Across the state, residential calls for service were the most dangerous situations where officers were injured in an assault. There were 669 injuries at a residence last year. Other high-injury locations included:

• 571 along a highway, roadside or alley;

• 571 in a parking lot or garage;

• 190 at a jail or prison;

• 117 in a government or public building;

• 70 in a hospital;

• 64 at an elementary or secondary school; and

• 44 at a convenience store.

To break that down a little further, the TBI report indicated that residential calls were the highest location for simple assaults against an officer while highways, roadsides or alleys were the most frequent locations for aggravated assault on an officer.

JCPD Chief Karl Turner said officer safety is always a top priority and the increased number from 2016 to 2017 is concerning.
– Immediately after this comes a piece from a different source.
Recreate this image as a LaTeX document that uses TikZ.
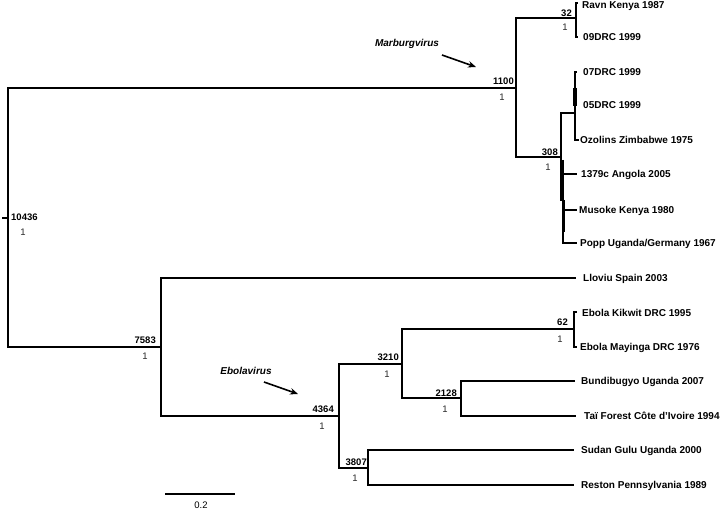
\documentclass[tikz,border=0pt]{standalone}
\usepackage{fontspec}
\setmainfont{Liberation Sans}
\usetikzlibrary{arrows.meta}
\tikzset{
  branch/.style={line width=1.8pt, line cap=rect},
  thickbar/.style={line width=3.2pt},
  leaf/.style={anchor=west, inner sep=0pt, text height=7.2pt, text depth=0pt, font=\fontsize{10}{12}\selectfont\bfseries},
  boot/.style={anchor=east, inner sep=0pt, text height=6.8pt, text depth=0pt, font=\fontsize{9.5}{11}\selectfont\bfseries},
  post/.style={inner sep=0pt, text height=6.8pt, text depth=0pt, font=\fontsize{9.5}{11}\selectfont, text=black!85},
  clade/.style={inner sep=0pt, font=\fontsize{10}{12}\selectfont\bfseries\itshape},
  pointer/.style={line width=1.6pt, -{Stealth[length=8pt,width=6.5pt]}}
}
\begin{document}
\begin{tikzpicture}[x=1pt,y=-1pt]
\useasboundingbox (0,0) rectangle (720,510);
% ---- internal nodes ----
\coordinate (roottick) at (3,218);
\coordinate (root) at (8,218);
\coordinate (marb) at (516,88);
\coordinate (n32) at (576,18);
\coordinate (n308) at (561,157);
\coordinate (sub1) at (575,113);
\coordinate (sub2) at (563,200);
\coordinate (n7583) at (161,347);
\coordinate (n4364) at (339,416);
\coordinate (n3210) at (402,364);
\coordinate (n3807) at (368,468);
\coordinate (n62) at (574,329);
\coordinate (n2128) at (461,398);
% ---- tips ----
\coordinate (tRavn) at (577,3);
\coordinate (t09) at (577,37);
\coordinate (t07) at (576,72);
\coordinate (t05) at (576,105);
\coordinate (tOzo) at (578,140);
\coordinate (t1379) at (576,174);
\coordinate (tMus) at (576,210);
\coordinate (tPopp) at (576,243);
\coordinate (tLlo) at (575,278);
\coordinate (tKik) at (576,312);
\coordinate (tMay) at (576,347);
\coordinate (tBun) at (574,381);
\coordinate (tTai) at (575,416);
\coordinate (tSud) at (573,450);
\coordinate (tRes) at (573,485);
% ---- branches ----
\draw[branch] (roottick) -- (root);
\draw[branch] (root) |- (marb);
\draw[branch] (root) |- (n7583);
\draw[branch] (marb) |- (n32);
\draw[branch] (marb) |- (n308);
\draw[branch] (n32) |- (tRavn);
\draw[branch] (n32) |- (t09);
\draw[branch] (n308) |- (sub1);
\draw[branch] (n308) |- (sub2);
\draw[branch] (sub1) |- (t07);
\draw[branch] (sub1) |- (t05);
\draw[branch] (sub1) |- (tOzo);
\draw[branch] (sub2) |- (t1379);
\draw[branch] (sub2) |- (tMus);
\draw[branch] (sub2) |- (tPopp);
\coordinate (bar1a) at (575,88);
\coordinate (bar1b) at (575,106);
\coordinate (bar2a) at (562,160);
\coordinate (bar2b) at (562,200);
\coordinate (bar3a) at (564,200);
\coordinate (bar3b) at (564,232);
\draw[thickbar] (bar1a) -- (bar1b);
\draw[thickbar] (bar2a) -- (bar2b);
\draw[line width=2.6pt] (bar3a) -- (bar3b);
\draw[branch] (n7583) |- (tLlo);
\draw[branch] (n7583) |- (n4364);
\draw[branch] (n4364) |- (n3210);
\draw[branch] (n4364) |- (n3807);
\draw[branch] (n3210) |- (n62);
\draw[branch] (n3210) |- (n2128);
\draw[branch] (n62) |- (tKik);
\draw[branch] (n62) |- (tMay);
\draw[branch] (n2128) |- (tBun);
\draw[branch] (n2128) |- (tTai);
\draw[branch] (n3807) |- (tSud);
\draw[branch] (n3807) |- (tRes);
% ---- tip labels ----
\node[leaf] (lRavn) at (582,5) {Ravn Kenya 1987};
\node[leaf] (l09) at (583,37) {09DRC 1999};
\node[leaf] (l07) at (583,72) {07DRC 1999};
\node[leaf] (l05) at (583,105) {05DRC 1999};
\node[leaf] (lOzo) at (580,140) {Ozolins Zimbabwe 1975};
\node[leaf] (l1379) at (581,174) {1379c Angola 2005};
\node[leaf] (lMus) at (579,210) {Musoke Kenya 1980};
\node[leaf] (lPopp) at (580,243) {Popp Uganda/Germany 1967};
\node[leaf] (lLlo) at (583,278) {Lloviu Spain 2003};
\node[leaf] (lKik) at (582,313) {Ebola Kikwit DRC 1995};
\node[leaf] (lMay) at (580,347) {Ebola Mayinga DRC 1976};
\node[leaf] (lBun) at (581,381) {Bundibugyo Uganda 2007};
\node[leaf] (lTai) at (584,416) {Taï Forest Côte d’Ivoire 1994};
\node[leaf] (lSud) at (581,450) {Sudan Gulu Uganda 2000};
\node[leaf] (lRes) at (581,485) {Reston Pennsylvania 1989};
% ---- node support values ----
\node[boot, anchor=west] (b10436) at (11,217) {10436};
\node[post] (p10436) at (23,232) {1};
\node[boot] (b1100) at (514,81) {1100};
\node[post] (p1100) at (502,97) {1};
\node[boot] (b32) at (572,13) {32};
\node[post] (p32) at (565,27) {1};
\node[boot] (b308) at (558,152) {308};
\node[post] (p308) at (548,167) {1};
\node[boot] (b7583) at (156,340) {7583};
\node[post] (p7583) at (145,356) {1};
\node[boot] (b4364) at (334,409) {4364};
\node[post] (p4364) at (322,426) {1};
\node[boot] (b3210) at (399,357) {3210};
\node[post] (p3210) at (387,374) {1};
\node[boot] (b62) at (568,322) {62};
\node[post] (p62) at (560,339) {1};
\node[boot] (b2128) at (457,393) {2128};
\node[post] (p2128) at (445,409) {1};
\node[boot] (b3807) at (367,462) {3807};
\node[post] (p3807) at (355,478) {1};
% ---- clade annotations ----
\node[clade] (cMarb) at (407,44) {Marburgvirus};
\coordinate (aMs) at (442,55);
\coordinate (aMe) at (476,67);
\draw[pointer] (aMs) -- (aMe);
\node[clade] (cEbo) at (246,371) {Ebolavirus};
\coordinate (aEs) at (264,382);
\coordinate (aEe) at (298,394);
\draw[pointer] (aEs) -- (aEe);
% ---- scale bar ----
\coordinate (sb1) at (165,494);
\coordinate (sb2) at (235,494);
\draw[line width=1.4pt] (sb1) -- (sb2);
\node[post, text=black] (sbl) at (201,505) {0.2};
\end{tikzpicture}
\end{document}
“It’s always a concern for us throughout the year,” he said. Turner said officer in-service training often focuses on the topic of officer safety. He said the department does everything it can to provide officers the training and tools to not only keep the public safe, but keep themselves safe as well.

Laitenin said pairing officers up and assistance among area departments also help keep officers safe.

“We try to utilize our reserve deputies as much as possible for patrol so that two officers are responding to calls instead of one,” she said.

“Officer safety issues are covered annually in in-service training and roll call training on an as-needed basis. I truly believe one of the biggest reasons our region is below the state average is we have multiple agencies in very close proximity and we have positive relationships working together to keep our officers safe, be it JCPD, Carter County, Jonesborough etc. If one of us needs help, we all respond if needed.”